I got lucky. My school hired a substantially better coach before my sophomore year. This coach held a tournament for walk-ons. I beat a bunch of guys in that tournament to become a practice player on the team. That said, I didn't consistently win against the players on scholarship enough to play many matches though.

After a year, I decided to concentrate on my studies instead. It was a great experience - one I look back at with no regrets.

Good Luck! K_I

duusoo
11-04-2009, 04:58 AM
In my experience - it is all up to the coach and how they run their program.

Coach my freshman year's motto about walk-ons was either "I asked you to be on the team because you've got a national ranking" or "you are not on my team". To be polite, he was unsuccessful as a D1 level coach.

I got lucky. My school hired a substantially better coach before my sophomore year. This coach held a tournament for walk-ons. I beat a bunch of guys in that tournament to become a practice player on the team. That said, I didn't consistently win against the players on scholarship enough to play many matches though.
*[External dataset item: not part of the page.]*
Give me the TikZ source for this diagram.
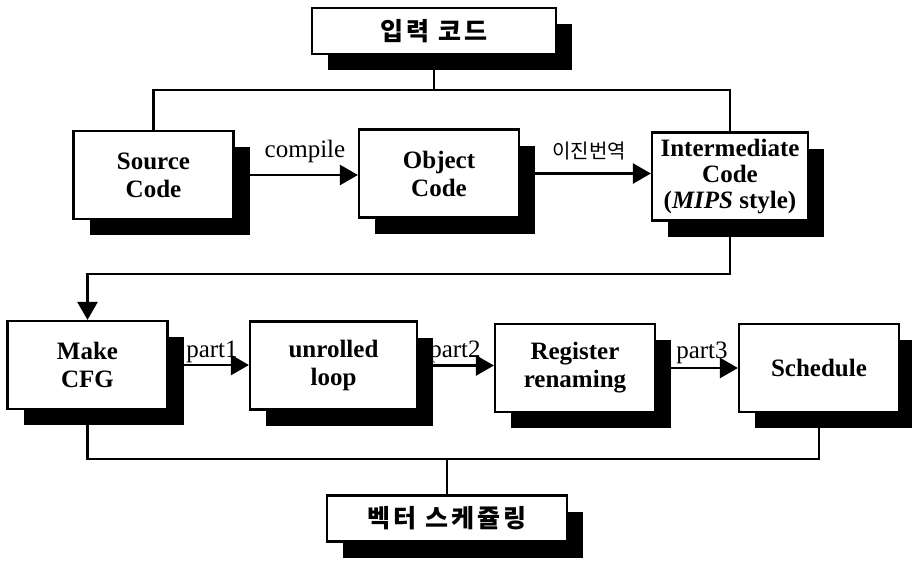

After a year, I decided to concentrate on my studies instead. It was a great experience - one I look back at with no regrets.

Good Luck! K_I

Well put, and it also touches on what I had said in my earlier post. Some of these coaches, what they see, what the criteria is. I had a coach just rave on and on about a 3 star recruit. The person never got out of the first round of the HS State Tournament, and lost to the same player in both their junior and senior year. Showed up on the team, and could barely beat anyone, and if they did it was one set. At the top, the coaches are pretty good, and are generally open to letting anyone try out, as they have seen this time and time again. I'm partial to the Big 10, but you look at coaches like Ty Tucker or Dave Gaetz, they do a great job of in state kids, and knowing where hidden gems are. Dave will have it more difficult at Cornell due to academics, but it is amazing at some programs what light weights get recruited.